**Source data:**

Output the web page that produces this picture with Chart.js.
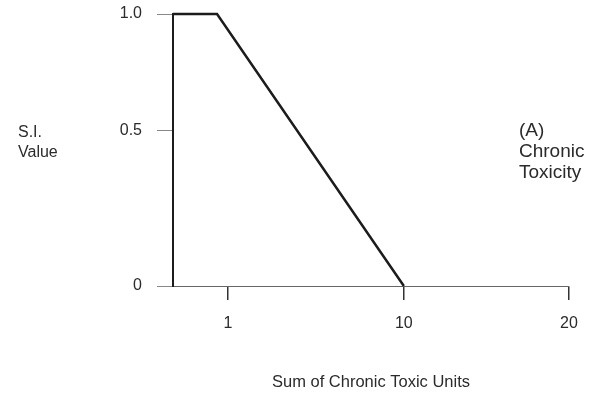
<!DOCTYPE html>
<html>
<head>
<meta charset="utf-8">
<script src="https://cdn.jsdelivr.net/npm/chart.js@4.4.1/dist/chart.umd.min.js"></script>
<style>
  body { margin: 0; background: #fff; }
  #wrap { width: 589px; height: 393px; }
</style>
</head>
<body>
<div id="wrap"><canvas id="siChart" width="589" height="393"></canvas></div>
<script>
// values
const xValues = [0, 0.8, 10];
const yValues = [1.0, 1.0, 0];
const xTicks = [1, 10, 20];
const xTickLabels = ['1', '10', '20'];
const yTicks = [0, 0.5, 1.0];
const yTickLabels = ['0', '0.5', '1.0'];

// the original axes are drawn schematically, not to a linear scale,
// so this scale maps values piece by piece between knots
class PiecewiseScale extends Chart.LinearScale {
    static id = 'piecewise';
    decimalFor(value) {
        const k = this.options.knots, s = this.options.stops;
        if (value <= k[0]) return s[0];
        for (let i = 1; i < k.length; i++) {
            if (value <= k[i]) {
                const t = (value - k[i - 1]) / (k[i] - k[i - 1]);
                return s[i - 1] + t * (s[i] - s[i - 1]);
            }
        }
        return s[s.length - 1];
    }
    getPixelForValue(value) {
        if (value === null || value === undefined) return NaN;
        return this.getPixelForDecimal(this.decimalFor(value));
    }
    getValueForPixel(pixel) {
        const d = this.getDecimalForPixel(pixel);
        const k = this.options.knots, s = this.options.stops;
        for (let i = 1; i < s.length; i++) {
            if (d <= s[i]) {
                const t = (d - s[i - 1]) / (s[i] - s[i - 1]);
                return k[i - 1] + t * (k[i] - k[i - 1]);
            }
        }
        return k[k.length - 1];
    }
}
Chart.register(PiecewiseScale);

const textColor = '#2b2b2b';
const font = 'Liberation Sans, Arial, Helvetica, sans-serif';

const sideText = {
    id: 'sideText',
    afterDraw(chart) {
        const c = chart.ctx;
        c.save();
        c.fillStyle = textColor;
        c.textBaseline = 'middle';
        c.textAlign = 'left';
        c.font = '16px ' + font;
        c.fillText('S.I.', 18, 133);
        c.fillText('Value', 18, 153);
        c.font = '19px ' + font;
        c.fillText('(A)', 519, 131);
        c.fillText('Chronic', 519, 152);
        c.fillText('Toxicity', 519, 173);
        c.textAlign = 'center';
        c.font = '16.5px ' + font;
        c.fillText('Sum of Chronic Toxic Units', 371, 382);
        c.restore();
    }
};

new Chart(document.getElementById('siChart'), {
    type: 'line',
    data: {
        datasets: [{
            data: xValues.map((x, i) => ({ x: x, y: yValues[i] })),
            borderColor: '#1c1c1c',
            borderWidth: 2.5,
            pointRadius: 0,
            tension: 0,
            clip: false
        }]
    },
    options: {
        responsive: false,
        animation: false,
        layout: { padding: { top: 14, right: 20, left: 0, bottom: 0 } },
        plugins: {
            legend: { display: false },
            tooltip: { enabled: false }
        },
        scales: {
            x: {
                type: 'piecewise',
                min: 0,
                max: 20,
                knots: [0, 1, 10, 20],
                stops: [0, 0.139, 0.583, 1],
                afterBuildTicks: s => { s.ticks = xTicks.map(v => ({ value: v })); },
                afterFit: s => { s.height = 107; s.paddingLeft = 0; s.paddingRight = 0; },
                ticks: {
                    autoSkip: false,
                    maxRotation: 0,
                    padding: 14,
                    color: textColor,
                    font: { family: font, size: 16 },
                    callback: (v, i) => xTickLabels[i]
                },
                grid: { drawOnChartArea: false, tickLength: 14, color: '#333', lineWidth: 1.5 },
                border: { color: '#666', width: 1 }
            },
            y: {
                type: 'piecewise',
                min: 0,
                max: 1,
                knots: [0, 0.5, 1],
                stops: [0, 0.57, 1],
                afterBuildTicks: s => { s.ticks = yTicks.map(v => ({ value: v })); },
                afterFit: s => { s.width = 173; s.paddingTop = 0; s.paddingBottom = 0; },
                ticks: {
                    autoSkip: false,
                    padding: 15,
                    color: textColor,
                    font: { family: font, size: 16 },
                    callback: (v, i) => yTickLabels[i]
                },
                grid: { drawOnChartArea: false, tickLength: 16, color: '#888', lineWidth: 1 },
                border: { color: '#1c1c1c', width: 2 }
            }
        }
    },
    plugins: [sideText]
});
</script>
</body>
</html>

**Task:**
Output the data exactly. Pictures don't belong in the result.

**Task result:**
Output the web page that produces this picture with Chart.js.
<!DOCTYPE html>
<html>
<head>
<meta charset="utf-8">
<script src="https://cdn.jsdelivr.net/npm/chart.js@4.4.1/dist/chart.umd.min.js"></script>
<style>
  body { margin: 0; background: #fff; }
  #wrap { width: 589px; height: 393px; }
</style>
</head>
<body>
<div id="wrap"><canvas id="siChart" width="589" height="393"></canvas></div>
<script>
// values
const xValues = [0, 0.8, 10];
const yValues = [1.0, 1.0, 0];
const xTicks = [1, 10, 20];
const xTickLabels = ['1', '10', '20'];
const yTicks = [0, 0.5, 1.0];
const yTickLabels = ['0', '0.5', '1.0'];

// the original axes are drawn schematically, not to a linear scale,
// so this scale maps values piece by piece between knots
class PiecewiseScale extends Chart.LinearScale {
    static id = 'piecewise';
    decimalFor(value) {
        const k = this.options.knots, s = this.options.stops;
        if (value <= k[0]) return s[0];
        for (let i = 1; i < k.length; i++) {
            if (value <= k[i]) {
                const t = (value - k[i - 1]) / (k[i] - k[i - 1]);
                return s[i - 1] + t * (s[i] - s[i - 1]);
            }
        }
        return s[s.length - 1];
    }
    getPixelForValue(value) {
        if (value === null || value === undefined) return NaN;
        return this.getPixelForDecimal(this.decimalFor(value));
    }
    getValueForPixel(pixel) {
        const d = this.getDecimalForPixel(pixel);
        const k = this.options.knots, s = this.options.stops;
        for (let i = 1; i < s.length; i++) {
            if (d <= s[i]) {
                const t = (d - s[i - 1]) / (s[i] - s[i - 1]);
                return k[i - 1] + t * (k[i] - k[i - 1]);
            }
        }
        return k[k.length - 1];
    }
}
Chart.register(PiecewiseScale);

const textColor = '#2b2b2b';
const font = 'Liberation Sans, Arial, Helvetica, sans-serif';

const sideText = {
    id: 'sideText',
    afterDraw(chart) {
        const c = chart.ctx;
        c.save();
        c.fillStyle = textColor;
        c.textBaseline = 'middle';
        c.textAlign = 'left';
        c.font = '16px ' + font;
        c.fillText('S.I.', 18, 133);
        c.fillText('Value', 18, 153);
        c.font = '19px ' + font;
        c.fillText('(A)', 519, 131);
        c.fillText('Chronic', 519, 152);
        c.fillText('Toxicity', 519, 173);
        c.textAlign = 'center';
        c.font = '16.5px ' + font;
        c.fillText('Sum of Chronic Toxic Units', 371, 382);
        c.restore();
    }
};

new Chart(document.getElementById('siChart'), {
    type: 'line',
    data: {
        datasets: [{
            data: xValues.map((x, i) => ({ x: x, y: yValues[i] })),
            borderColor: '#1c1c1c',
            borderWidth: 2.5,
            pointRadius: 0,
            tension: 0,
            clip: false
        }]
    },
    options: {
        responsive: false,
        animation: false,
        layout: { padding: { top: 14, right: 20, left: 0, bottom: 0 } },
        plugins: {
            legend: { display: false },
            tooltip: { enabled: false }
        },
        scales: {
            x: {
                type: 'piecewise',
                min: 0,
                max: 20,
                knots: [0, 1, 10, 20],
                stops: [0, 0.139, 0.583, 1],
                afterBuildTicks: s => { s.ticks = xTicks.map(v => ({ value: v })); },
                afterFit: s => { s.height = 107; s.paddingLeft = 0; s.paddingRight = 0; },
                ticks: {
                    autoSkip: false,
                    maxRotation: 0,
                    padding: 14,
                    color: textColor,
                    font: { family: font, size: 16 },
                    callback: (v, i) => xTickLabels[i]
                },
                grid: { drawOnChartArea: false, tickLength: 14, color: '#333', lineWidth: 1.5 },
                border: { color: '#666', width: 1 }
            },
            y: {
                type: 'piecewise',
                min: 0,
                max: 1,
                knots: [0, 0.5, 1],
                stops: [0, 0.57, 1],
                afterBuildTicks: s => { s.ticks = yTicks.map(v => ({ value: v })); },
                afterFit: s => { s.width = 173; s.paddingTop = 0; s.paddingBottom = 0; },
                ticks: {
                    autoSkip: false,
                    padding: 15,
                    color: textColor,
                    font: { family: font, size: 16 },
                    callback: (v, i) => yTickLabels[i]
                },
                grid: { drawOnChartArea: false, tickLength: 16, color: '#888', lineWidth: 1 },
                border: { color: '#1c1c1c', width: 2 }
            }
        }
    },
    plugins: [sideText]
});
</script>
</body>
</html>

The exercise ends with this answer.